Marder’s army-centric logic was based on the lift required for “a battalion-sized landing force that is equipped with: some armoured fighting vehicles; 17 medium or 9 to 12 heavy transport helicopters; six attack helicopters; and six landing craft.”  He showed that such a force could only be accommodated by one of the largest and most expensive of modern amphibious ships.  He described the resultant force as “a robust and reasonable capability to conduct a Canadian-only Non-Combatant Evacuation Operation (NEO), or to contribute effectively to a large coalition operations.”   The author hinted darkly “… minimalist approaches to meeting the requirement” are simplistic, and could lead to a “limited operational capability.” So, the author’s implied deduction was that unless the army can get its basic tactical building block into the space provided, the whole concept of amphibious operations is invalidated by a failure to conform to army requirements.

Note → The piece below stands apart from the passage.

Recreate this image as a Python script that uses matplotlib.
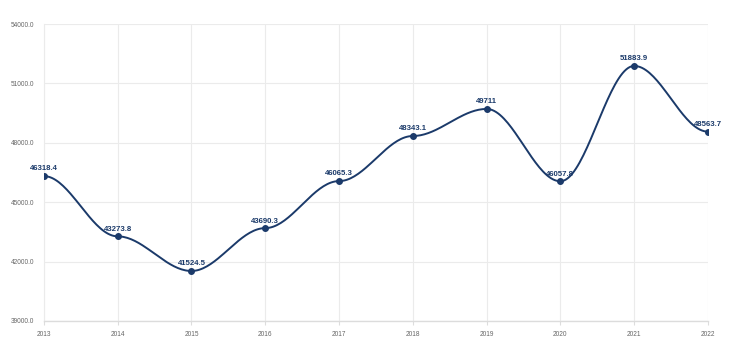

I wrote a rebuttal to Major Mader’s article that drew on the same historical example he used to show that the ideal tactical configuration (at least from an army perspective) is almost never achieved in amphibious warfare.  (For more on why naval doctrine changes very little over time, see Topic #9, “Canadian Naval Doctrine.”) Here is most of what I wrote: First, some civilian vessels are suited for conversion to military purposes, but the best and least expensive conversions are those that most closely match the vessel’s original purpose.  The RCN’s first inclination was to covert the three Prince-class coastal passenger liners to auxiliary warships.  Even after their utility as armed merchant cruisers had proven to be very limited, one ship was retained for a second very expensive conversion to another type of questionable warship – an auxiliary anti-aircraft cruiser – rather than creating a joint capability for which there was a pressing need.  In that era, service ambitions overrode joint requirements, a condition that must not be allowed to occur today.  Conversion of merchant vessels is a viable option to achieving an amphibious capability, and their characteristics do not need to approximate theoretical ideals for them to be very useful.

Second, the LSI[M]s demonstrated how their intended use in an amphibious assault, where enemy opposition was anticipated to be strong enough to imperil the success of the operation, dictated the composition of the landing force.  In all cases, the embarked force was considerably smaller than the theoretical capacity the ship permitted.  The combination of a myriad of operational and tactical factors produced a joint perspective that reduced the importance of the volumetric requirements of the landing force to third place behind the naval characteristics of the ships that made them optimal for landing operations – speedy transit, manoeuvrability, and rapid disembarkation – and competing demands for landing craft – fire support coordination, obstacle clearance, and landing higher priority units.  These factors are still true today, which is why marine forces around the world do not resemble their army equivalents.

Third, despite their relative smallness, the two landing ship ‘Princes’ were employed extensively as strategic lift assets.  Their speed, flexibility, and simple mode of operation made them highly useful in a variety of ways and on a number of occasions other than their specific tactical task – ‘amphibious assault’.  … For an ‘amphibious landing’ into enemy-held territory, where opposing forces are not anticipated to be strong, or where it is hoped they may be avoided, the emphasis should still be placed upon the naval characteristics of the landing ships, rather than upon the volumetric requirements of the landing force.  This is particularly true if the speed of the vessel or its efficiency in disembarkation (or both) is expected to be key to achieving the necessary criteria for success.  Again, the landing force will be required to modify itself to achieve the most effective organization possible within the volumetric capacities provided.  In the case of an ‘administrative landing’ into friendly territory, the tactical situation does not demand a wholly capable landing force, and the loading of the vessel will be dictated by volumetric efficiency, and not by the order of deployment desired by the commander of the ground forces.  There is no such thing as “robust administrative delivery.”

History shows that joint priorities will vary depending upon circumstances, and the compromise necessary will lead to altered circumstances that do not satisfy all planning requirements.  These types of operational logistics considerations represent only some of the complicating factors that exist in expeditionary joint warfare, and they number among the reasons why amphibious operations are some of the most challenging of all military endeavours.  The type of administrative neatness and completeness suggested by Marder has never been attained in the real world. … A move into amphibious operations will be a major change in direction of CF policy, one that has not been seen in Canada in over half a century.  Such a development will require dramatic force structure reorganization and a new flexibility of thought by both the navy and the army.